Shane MacGowan was with Victoria Mary Clarke for more than 40 years, tying the knot in 2018, but surprisingly, the Irish writer wasn’t the primary beneficiary in his will

The late Pogues frontman Shane MacGowan made a fortune thanks to his much-loved 1988 festive hit Fairytale of New York.

The singer, who had well-documented problems with drugs and alcohol, died from pneumonia following a battle with encephalitis on November 30 last year, at the age of 65.

Shane had been with his wife Victoria Mary Clarke for decades, marrying in a lavish fairy tale wedding in Copenhagen in 2018 after 32 years together. Their intimate nuptials featured guests including Hollywood A lister Johnny Depp.

Shane and Victoria lived in a home in Dublin’s swanky Ballsbridge suburb and he named his wife as an executor in his will. But while the frontman was said to have made £200,000 to £250,000 in royalties from his Christmas song each year according to Business Plus, Victoria did not inherit his whole estate, worth an estimated £4.3 million.

Shane’s will said that if Victoria died ‘predeceasing me/or dying simultaneously’, he wanted his sister Siobhan Hayes to inherit his estate ‘for her own absolute use and benefit’. His wife was left £710,000.

Speaking after her husband’s passing, Victoria said Shane ‘will always be the light that I hold before me and the measure of my dreams and the love of my life and the most beautiful soul and beautiful angel and the sun and the moon and the start and end of everything that I hold dear’.

The couple didn’t have children, with Victoria telling the What A Woman Podcast: “It wasn’t part of our story.
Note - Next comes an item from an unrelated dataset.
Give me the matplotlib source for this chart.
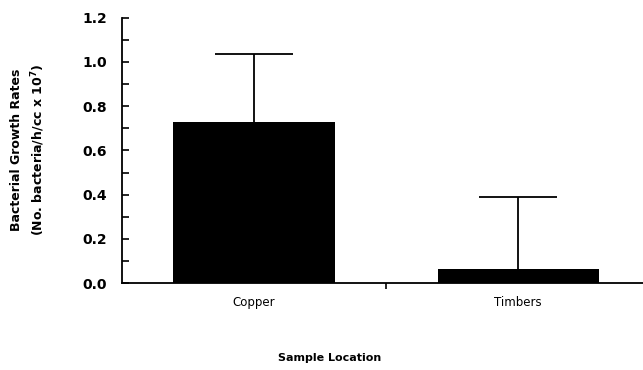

I don’t think children would have really survived.”

“It’s nothing that you could ever really prepare for, I don’t think,” the widow continued. “I’m sure there are people that have had a similar situation but until it’s happened to you, you don’t know how you’ll react. It was something that I would have been afraid of for a very long time, because very soon after me and Shane got together people started telling me that he didn’t have very long to live. That would have been in 1986.”

Shane was treated at St Vincent’s Hospital in Dublin after he was diagnosed with encephalitis, a condition which causes the brain to become inflamed or swollen. The singer had a long struggle with alcoholism, stating he had his first drink at just five years old.

Born in 1957, when the singer was just 17 he spent months in a psychiatric unit after his drug and alcohol use led to situational anxiety. He went onto binge drink, use LSD and develop an addiction to heroin, suffering from stomach ulcers and alcoholic hepatitis in the 1990s.

Shane’s health deteriorated further in his later years, falling and fracturing his pelvis when leaving a Dublin studio in 2015 and continuing to use a wheelchair until his death.